Chatterbox

What Did You Do in the Debacle, Tony?

Chatterbox is in awe of Tony Coelho’s ability to escape blame for the Democrats’$2 1994 congressional debacle. His appointment as chairman of Al Gore’s presidential campaign (which Time, rather ungallantly, is blaming on Tipper Gore) has raised all sorts of eyebrows because Coelho led the House Democrats’ corporate money chase in the 1980s and left Congress under an ethical cloud involving some junk-bond investments. The Washington commentariat’s line is that Coelho isn’t likely to make voters forget about Gore’s own fund-raising bêtises. But what about the fact that Coelho served as senior adviser to the Democratic National Committee the year the Democrats lost the House and Senate for the first time in half a century?

“I advised,” Coelho told the New York Times last week. “They didn’t take my advice.” When asked what that advice was, Coelho answered primly, “I never comment on private advice I give.” He was a bit less self-effacing at the time; in an interview with Lloyd Grove of the Washington Post one month before the fateful election, he made a great show of how bad he felt about eclipsing David Wilhelm, the departing Democratic National Committee chairman. “I know I have a big shadow,” he said. “I feel sorry for David–I think he got a bum rap.”

So what exactly was Coelho’s role in the Democrats’ Waterloo? Determined to get to the bottom of this, Chatterbox phoned former White House aide George Stephanopoulos. He said that Coehlo really did have minimal involvement. “He was basically a spokesperson,” Stephanopoulos said, “and did come by for several meetings.” Recommending what? Stephanopoulos couldn’t remember. “It could have been what a lot of us were saying, which was basically, ‘Try not to presidentialize the elections.’ ” Hmm. Is this the same George Stephanopoulos who told Grove back in 1994 that Coelho was “a strong voice at the table”?

Apparently Coelho wasn’t quite this forgettable at the time. “Tony was instrumental in the whole development of how to use the president’s time and where he goes, as well as resources and strategy,” then-White House political director Rahm Emanual told the New Republic’s Ruth Shalit in a 1995 article. “Tony was here on a regular basis,” said then-White House Deputy Chief of Staff Harold Ickes. “I relied on him heavily.
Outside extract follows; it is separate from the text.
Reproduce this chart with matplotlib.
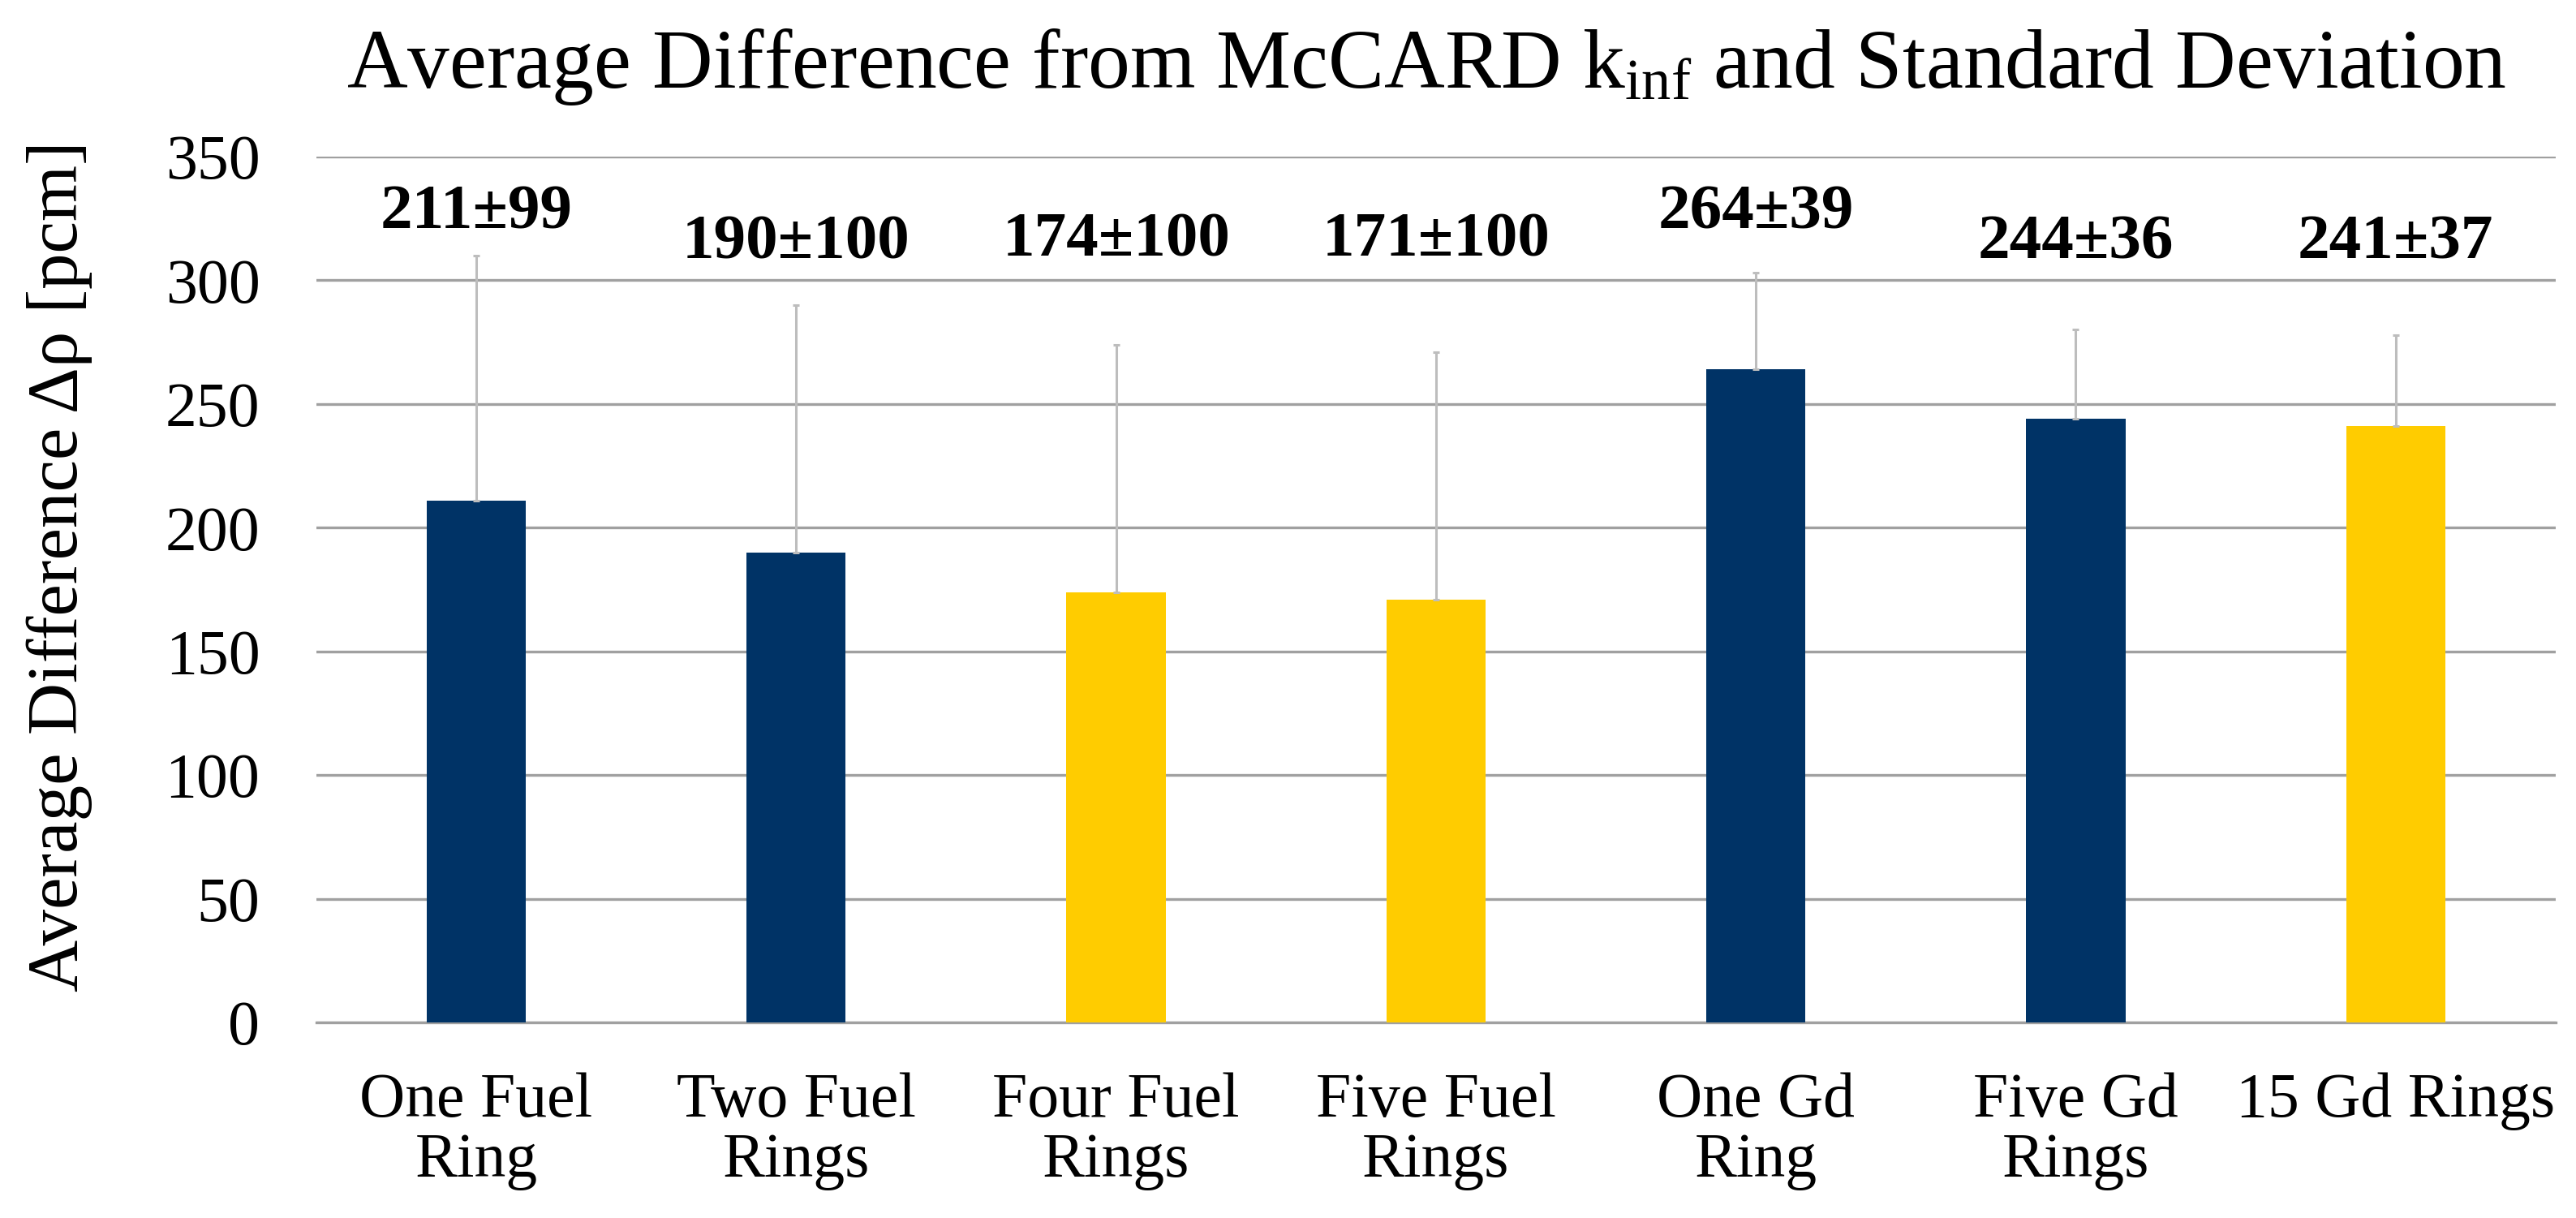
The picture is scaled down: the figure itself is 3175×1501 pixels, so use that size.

He was the first person to urge strongly that we take a hard look at the Republican contract and use it to frame the elections as a collision between Reaganomics and Clintonomics. He pushed hard on it. … He was key to our focusing on it.”

In a 1995 Washington Post Magazine profile by Marjorie Williams, a k a Mrs. Chatterbox (and Nathan Myhrvold’s partner in Slate’s “Book Club” this week), Coelho is described as being

among those who favored some of the creakiest, most familiar weapons in the Democratic arsenal. He scoffed at Newt Gingrich’s canny “Contract With America,” rejoicing that Gingrich had handed the Democrats a weapon–not because he saw it as a chance for Clinton to articulate an alternative vision, but because it offered a target in making narrow appeals to various Democratic interest groups. Use it with senior citizens, he urged Clinton, to charge that Republicans had a secret plan to gut Social Security; use it in Iowa, to buy off farmers by assuring them that farm subsidies were safer in Democratic than in Republican hands.

It would probably be unfair to blame a defeat as historic as 1994 entirely, or even largely, on Coelho’s strategy tips. Even the most damning evidence fingers Coelho as but one of several advisers (one of them, no doubt, Gore himself). Chatterbox recalls thinking, at the time, that voters would be appalled by the transparent irresponsibility of the Contract With America. Let him who is without smugness cast the first stone.

On the other hand, Coelho himself was not shy about assigning responsibility for the catastrophe a few days after the 1994 election–to his own patron, Bill Clinton! “I think it’s a question of understanding what the public wants,” he said. “He came in understanding that he was running against Washington, that Washington was the problem. And what’s happened is that he got trapped in Washington.” Mr. Vice President, watch your back.